Reputation: 1
I wrote the following program in Python (working with a text file of 1000 words and finding all permutations of 4 words) and ran it on the Mac terminal:
from itertools import permutations
with open('wordlist.txt') as f:
content = f.readlines()
content = [x.rstrip() for x in content]
g = open("finalwordlist.txt", "a")
g.write('%s' % "\n".join(map("".join, permutations(content,4))))
After a short while, I got the following output from the terminal:
Killed: 9
No output was written to the output text file, so I assume the program terminated before the write() step.

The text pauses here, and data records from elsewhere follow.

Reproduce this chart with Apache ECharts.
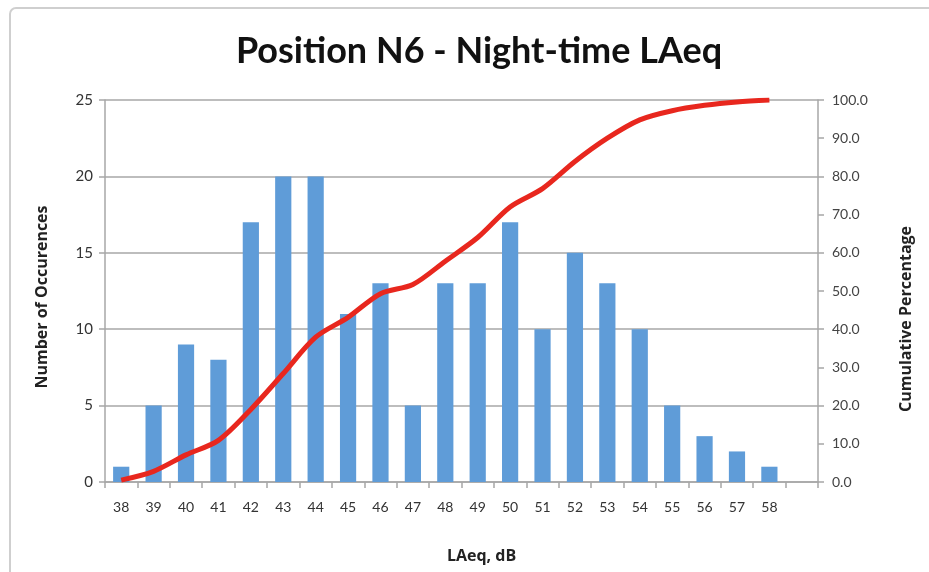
<!DOCTYPE html>
<html>
<head>
<meta charset="utf-8">
<title>Position N6 - Night-time LAeq</title>
<script src="https://cdn.jsdelivr.net/npm/echarts@6/dist/echarts.min.js"></script>
<style>
  html, body { margin: 0; padding: 0; background: #ffffff; }
  #chart { width: 929px; height: 572px; }
</style>
</head>
<body>
<div id="chart"></div>
<script>
// LAeq bins (dB); the trailing empty slot leaves room after the last bin
const levels = ['38', '39', '40', '41', '42', '43', '44', '45', '46', '47', '48',
                '49', '50', '51', '52', '53', '54', '55', '56', '57', '58', ''];

// Number of night-time periods in each LAeq bin
const occurrences = [1, 5, 9, 8, 17, 20, 20, 11, 13, 5, 13,
                     13, 17, 10, 15, 13, 10, 5, 3, 2, 1, '-'];

// Cumulative percentage of all periods up to each bin
const cumulative = [0.5, 2.8, 7.1, 10.9, 19.0, 28.4, 37.9, 43.1, 49.3, 51.7, 57.8,
                    64.0, 72.0, 76.8, 83.9, 90.0, 94.8, 97.2, 98.6, 99.5, 100.0, '-'];

// Axis tick settings
const countTicks = { min: 0, max: 25, interval: 5 };
const percentTicks = { min: 0, max: 100, interval: 10 };

const font = 'Lato, "Open Sans", sans-serif';
const nameFont = '"Open Sans", Lato, sans-serif';
const axisGrey = '#a7a7a7';

const chart = echarts.init(document.getElementById('chart'), null, { renderer: 'canvas' });

chart.setOption({
  backgroundColor: '#ffffff',
  animation: false,
  graphic: [{
    type: 'rect',
    silent: true,
    shape: { x: 10, y: 8, width: 940, height: 600, r: 6 },
    style: { fill: 'none', stroke: '#cfcfcf', lineWidth: 2 }
  }],
  title: {
    text: 'Position N6 - Night-time LAeq',
    left: 474,
    textAlign: 'center',
    top: 28,
    textStyle: { fontFamily: font, fontSize: 36, fontWeight: 'bold', color: '#111111' }
  },
  grid: { left: 105, right: 111, top: 100, bottom: 90 },
  xAxis: {
    type: 'category',
    data: levels,
    boundaryGap: true,
    name: 'LAeq, dB',
    nameLocation: 'middle',
    nameGap: 66,
    nameTextStyle: { fontFamily: nameFont, fontSize: 16, fontWeight: 'bold', color: '#222222', padding: [0, 0, 0, 40] },
    axisLine: { lineStyle: { color: axisGrey, width: 1.5 } },
    axisTick: { show: true, alignWithLabel: false, length: 6, lineStyle: { color: axisGrey, width: 1.5 } },
    axisLabel: { fontFamily: font, fontSize: 14, color: '#333333', margin: 18, interval: 0 },
    splitLine: { show: false }
  },
  yAxis: [{
    type: 'value',
    min: countTicks.min,
    max: countTicks.max,
    interval: countTicks.interval,
    name: 'Number of Occurences',
    nameLocation: 'middle',
    nameGap: 55,
    nameRotate: 90,
    nameTextStyle: { fontFamily: nameFont, fontSize: 16, fontWeight: 'bold', color: '#222222', padding: [0, 12, 0, 0] },
    axisLine: { show: true, lineStyle: { color: axisGrey, width: 1.5 } },
    axisTick: { show: true, length: 6, lineStyle: { color: axisGrey, width: 1.5 } },
    axisLabel: { fontFamily: font, fontSize: 15, color: '#333333', margin: 12 },
    splitLine: { show: true, lineStyle: { color: axisGrey, width: 1.5 } }
  }, {
    type: 'value',
    position: 'right',
    min: percentTicks.min,
    max: percentTicks.max,
    interval: percentTicks.interval,
    name: 'Cumulative Percentage',
    nameLocation: 'middle',
    nameGap: 80,
    nameRotate: 90,
    nameTextStyle: { fontFamily: nameFont, fontSize: 16, fontWeight: 'bold', color: '#222222', padding: [0, 56, 0, 0] },
    axisLine: { show: true, lineStyle: { color: axisGrey, width: 1.5 } },
    axisTick: { show: true, length: 6, lineStyle: { color: axisGrey, width: 1.5 } },
    axisLabel: {
      fontFamily: font, fontSize: 14, color: '#444444', margin: 14,
      formatter: v => v.toFixed(1)
    },
    splitLine: { show: false }
  }],
  series: [{
    name: 'Occurrences',
    type: 'bar',
    yAxisIndex: 0,
    data: occurrences,
    barWidth: '50%',
    itemStyle: { color: '#5f9cd8' }
  }, {
    name: 'Cumulative %',
    type: 'line',
    yAxisIndex: 1,
    data: cumulative,
    smooth: 0.3,
    symbol: 'none',
    lineStyle: { color: '#e8271e', width: 5 },
    z: 5
  }]
});
</script>
</body>
</html>
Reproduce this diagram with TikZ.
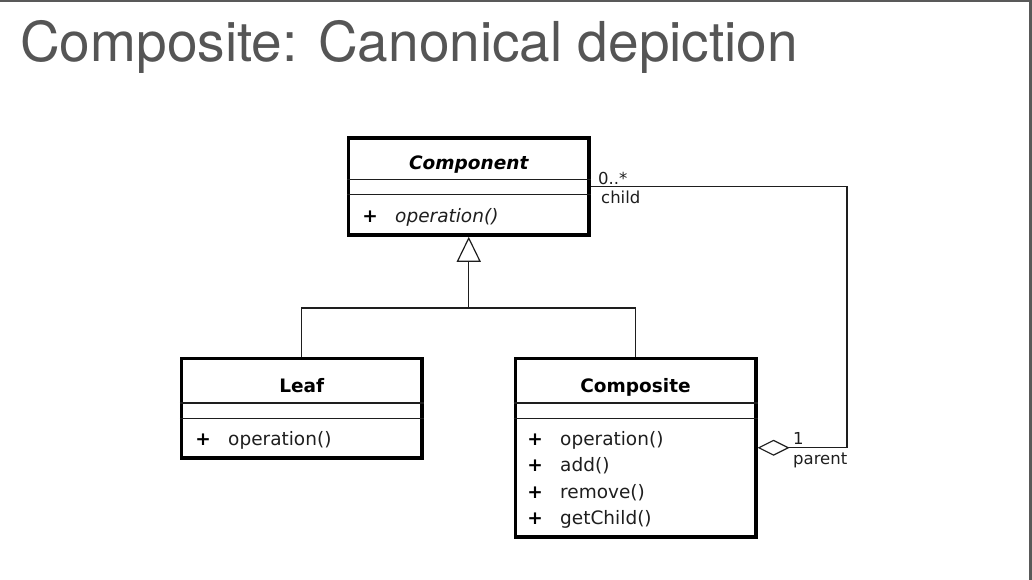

This program worked when I was finding permutations of sizes less than 4 (ex. 1,2,3). Was the Killed: 9 because of the size of all the permutations? Or something to do with the Mac terminal environment?
How would I be able to work around this error? Thanks!
Upvotes: 0
Views: 1883
Reputation: 77837
Let's see ... you've generated a single Python object of roughly 1000^4 permutations of 4 words each. Average word length in usage is about 4.5 letters, but the average length of a lexicon is more -- I'll take a stab that it's more than 25 characters per permutation. This gives you 2.5 * 10^13 bytes in your object.
How does your RAM allocation do with a single string of 250 Terabytes? If you blow your memory limits, what is the error message?
Yes, this is an issue with you Mac environment: SegFault is not an error message. It appears that your system crashed so hard, that it never got back to issue the Python memory fault.
BTW, the repair is "obvious" -- quit trying to write 250 Tb in one call! There is nothing in the output differentiation that requires the block write, I hope. Instead, write them one at a time.